RECORDS SUPPLIED:
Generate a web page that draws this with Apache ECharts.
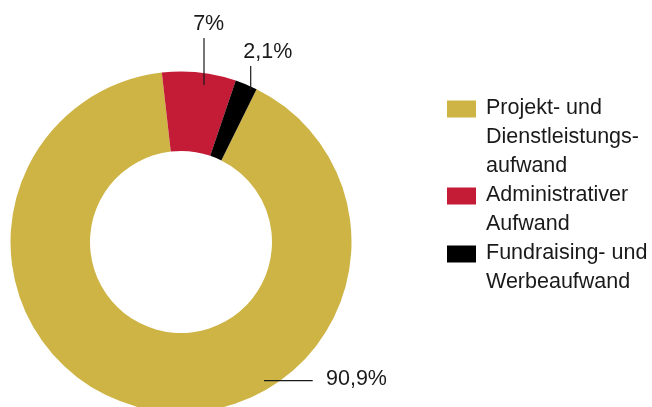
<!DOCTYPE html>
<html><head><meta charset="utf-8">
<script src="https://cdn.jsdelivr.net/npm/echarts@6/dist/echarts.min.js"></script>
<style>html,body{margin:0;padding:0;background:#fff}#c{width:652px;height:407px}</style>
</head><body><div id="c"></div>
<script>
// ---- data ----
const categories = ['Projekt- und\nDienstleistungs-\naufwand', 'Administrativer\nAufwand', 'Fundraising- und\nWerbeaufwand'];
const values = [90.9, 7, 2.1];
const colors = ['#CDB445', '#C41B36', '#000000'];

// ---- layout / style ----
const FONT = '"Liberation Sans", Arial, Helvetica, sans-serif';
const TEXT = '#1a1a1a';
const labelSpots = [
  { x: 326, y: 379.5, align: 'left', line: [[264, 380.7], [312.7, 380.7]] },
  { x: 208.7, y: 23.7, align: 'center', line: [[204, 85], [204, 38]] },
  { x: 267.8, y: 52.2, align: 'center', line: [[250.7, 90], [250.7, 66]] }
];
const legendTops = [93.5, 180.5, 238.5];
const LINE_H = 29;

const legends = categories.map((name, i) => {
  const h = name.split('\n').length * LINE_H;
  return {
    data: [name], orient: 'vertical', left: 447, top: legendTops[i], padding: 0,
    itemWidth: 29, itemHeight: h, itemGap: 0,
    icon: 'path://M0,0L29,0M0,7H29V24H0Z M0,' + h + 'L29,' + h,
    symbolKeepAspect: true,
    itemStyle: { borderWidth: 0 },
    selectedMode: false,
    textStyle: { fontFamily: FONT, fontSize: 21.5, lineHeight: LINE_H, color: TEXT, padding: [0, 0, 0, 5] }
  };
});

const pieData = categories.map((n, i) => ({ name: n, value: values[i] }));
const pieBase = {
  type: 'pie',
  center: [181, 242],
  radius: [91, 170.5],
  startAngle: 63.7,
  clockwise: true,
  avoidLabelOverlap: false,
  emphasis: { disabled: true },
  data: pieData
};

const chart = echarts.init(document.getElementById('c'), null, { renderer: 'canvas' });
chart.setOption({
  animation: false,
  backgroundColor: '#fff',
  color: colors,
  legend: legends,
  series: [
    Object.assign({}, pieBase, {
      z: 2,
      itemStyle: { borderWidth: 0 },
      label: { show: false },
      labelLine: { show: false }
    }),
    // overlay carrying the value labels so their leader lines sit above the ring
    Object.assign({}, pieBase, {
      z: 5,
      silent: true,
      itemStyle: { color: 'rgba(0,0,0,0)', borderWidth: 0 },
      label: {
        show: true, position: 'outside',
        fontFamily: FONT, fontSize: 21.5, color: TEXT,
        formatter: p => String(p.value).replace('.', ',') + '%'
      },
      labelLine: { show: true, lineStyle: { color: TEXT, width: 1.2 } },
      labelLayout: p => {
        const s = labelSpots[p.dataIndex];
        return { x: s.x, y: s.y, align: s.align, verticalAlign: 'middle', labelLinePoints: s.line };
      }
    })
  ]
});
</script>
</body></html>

...

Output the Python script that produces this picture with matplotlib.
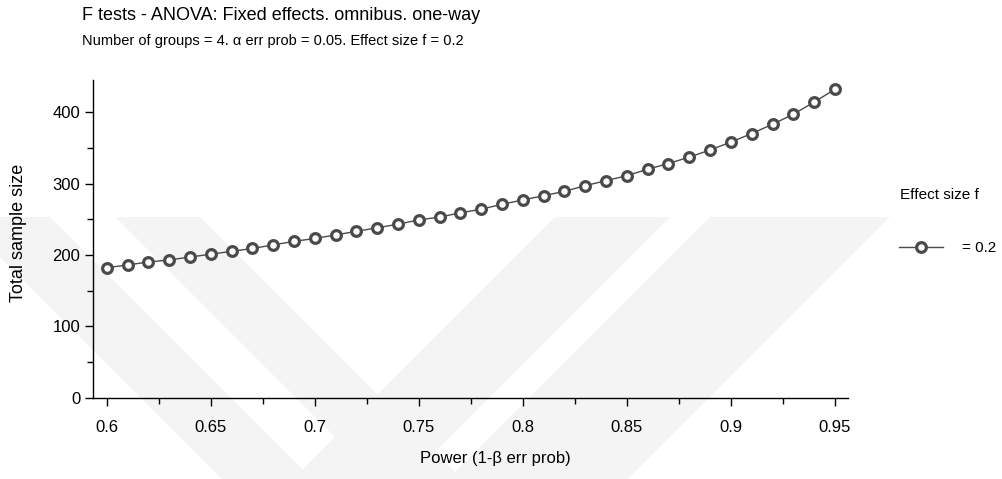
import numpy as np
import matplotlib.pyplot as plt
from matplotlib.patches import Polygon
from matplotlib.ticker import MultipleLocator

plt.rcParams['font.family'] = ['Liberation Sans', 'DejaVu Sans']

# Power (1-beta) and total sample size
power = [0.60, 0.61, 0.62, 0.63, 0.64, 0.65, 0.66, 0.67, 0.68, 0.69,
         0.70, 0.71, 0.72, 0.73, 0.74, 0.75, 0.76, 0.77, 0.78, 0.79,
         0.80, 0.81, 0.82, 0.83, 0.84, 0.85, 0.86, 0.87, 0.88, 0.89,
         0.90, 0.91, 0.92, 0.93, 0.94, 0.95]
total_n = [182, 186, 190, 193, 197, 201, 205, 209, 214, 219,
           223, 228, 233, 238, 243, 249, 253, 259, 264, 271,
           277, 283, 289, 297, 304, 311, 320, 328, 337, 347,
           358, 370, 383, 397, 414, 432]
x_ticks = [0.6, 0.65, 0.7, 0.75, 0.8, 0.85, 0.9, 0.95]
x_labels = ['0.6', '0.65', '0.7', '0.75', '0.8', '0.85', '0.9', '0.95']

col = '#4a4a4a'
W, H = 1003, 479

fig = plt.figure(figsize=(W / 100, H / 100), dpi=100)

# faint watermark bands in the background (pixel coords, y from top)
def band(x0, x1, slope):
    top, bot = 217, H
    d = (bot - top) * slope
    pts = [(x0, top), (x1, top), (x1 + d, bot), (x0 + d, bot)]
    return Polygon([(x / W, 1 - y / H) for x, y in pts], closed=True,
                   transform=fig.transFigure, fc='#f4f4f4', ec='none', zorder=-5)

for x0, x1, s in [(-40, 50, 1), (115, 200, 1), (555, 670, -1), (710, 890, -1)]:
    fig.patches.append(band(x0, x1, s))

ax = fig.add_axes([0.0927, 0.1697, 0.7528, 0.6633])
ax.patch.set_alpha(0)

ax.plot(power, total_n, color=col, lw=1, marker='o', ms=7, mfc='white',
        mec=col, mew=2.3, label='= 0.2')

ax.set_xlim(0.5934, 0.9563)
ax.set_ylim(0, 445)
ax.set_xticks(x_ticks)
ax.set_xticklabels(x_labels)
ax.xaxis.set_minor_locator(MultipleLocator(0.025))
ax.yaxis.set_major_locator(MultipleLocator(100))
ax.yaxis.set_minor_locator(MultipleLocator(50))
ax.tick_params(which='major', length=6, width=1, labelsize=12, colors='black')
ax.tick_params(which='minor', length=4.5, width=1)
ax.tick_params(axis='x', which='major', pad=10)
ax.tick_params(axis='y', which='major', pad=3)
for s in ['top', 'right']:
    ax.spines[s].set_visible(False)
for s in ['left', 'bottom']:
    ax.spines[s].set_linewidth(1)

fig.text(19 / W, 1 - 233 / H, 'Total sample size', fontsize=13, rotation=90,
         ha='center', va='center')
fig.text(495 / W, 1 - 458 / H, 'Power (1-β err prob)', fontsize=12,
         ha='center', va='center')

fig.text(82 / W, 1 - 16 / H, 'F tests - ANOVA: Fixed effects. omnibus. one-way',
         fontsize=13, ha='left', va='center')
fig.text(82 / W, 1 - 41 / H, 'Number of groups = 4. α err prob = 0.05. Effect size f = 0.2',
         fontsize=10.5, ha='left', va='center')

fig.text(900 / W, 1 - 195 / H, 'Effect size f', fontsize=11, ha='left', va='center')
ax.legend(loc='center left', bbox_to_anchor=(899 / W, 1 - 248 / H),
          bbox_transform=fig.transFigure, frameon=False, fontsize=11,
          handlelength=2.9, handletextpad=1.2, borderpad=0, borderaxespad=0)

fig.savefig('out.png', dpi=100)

--

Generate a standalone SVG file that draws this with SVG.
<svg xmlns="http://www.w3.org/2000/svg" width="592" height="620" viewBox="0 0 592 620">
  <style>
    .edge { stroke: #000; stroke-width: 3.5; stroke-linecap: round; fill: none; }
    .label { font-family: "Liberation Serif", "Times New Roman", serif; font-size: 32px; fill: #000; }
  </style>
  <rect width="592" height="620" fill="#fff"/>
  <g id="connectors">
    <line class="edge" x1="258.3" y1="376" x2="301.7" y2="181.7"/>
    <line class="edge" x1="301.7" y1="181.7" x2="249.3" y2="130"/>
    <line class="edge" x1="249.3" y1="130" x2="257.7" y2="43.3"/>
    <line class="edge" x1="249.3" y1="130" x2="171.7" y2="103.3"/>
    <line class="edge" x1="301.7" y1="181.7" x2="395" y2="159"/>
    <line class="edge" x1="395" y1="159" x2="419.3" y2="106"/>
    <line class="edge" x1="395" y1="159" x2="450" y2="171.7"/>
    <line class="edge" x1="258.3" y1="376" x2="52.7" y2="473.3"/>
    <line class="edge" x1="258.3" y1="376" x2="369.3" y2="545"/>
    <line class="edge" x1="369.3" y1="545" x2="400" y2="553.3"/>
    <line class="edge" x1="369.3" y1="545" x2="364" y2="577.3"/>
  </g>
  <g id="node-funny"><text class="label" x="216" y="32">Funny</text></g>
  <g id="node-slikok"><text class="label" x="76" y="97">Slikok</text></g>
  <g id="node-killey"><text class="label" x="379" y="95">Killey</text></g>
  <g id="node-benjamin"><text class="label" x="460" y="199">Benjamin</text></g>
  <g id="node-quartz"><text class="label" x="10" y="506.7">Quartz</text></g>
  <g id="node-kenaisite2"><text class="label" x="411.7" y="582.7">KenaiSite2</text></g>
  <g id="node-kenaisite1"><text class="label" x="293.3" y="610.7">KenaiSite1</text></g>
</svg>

TASK BRIEF:
From the listing above, restate verbatim the lines running from the one with "Output the Python" through the one with "plt.rcParams['font.family'] = ['Liberation", inclusive, but not the pictures.

ANSWER BELOW:
Output the Python script that produces this picture with matplotlib.
import numpy as np
import matplotlib.pyplot as plt
from matplotlib.patches import Polygon
from matplotlib.ticker import MultipleLocator

plt.rcParams['font.family'] = ['Liberation Sans', 'DejaVu Sans']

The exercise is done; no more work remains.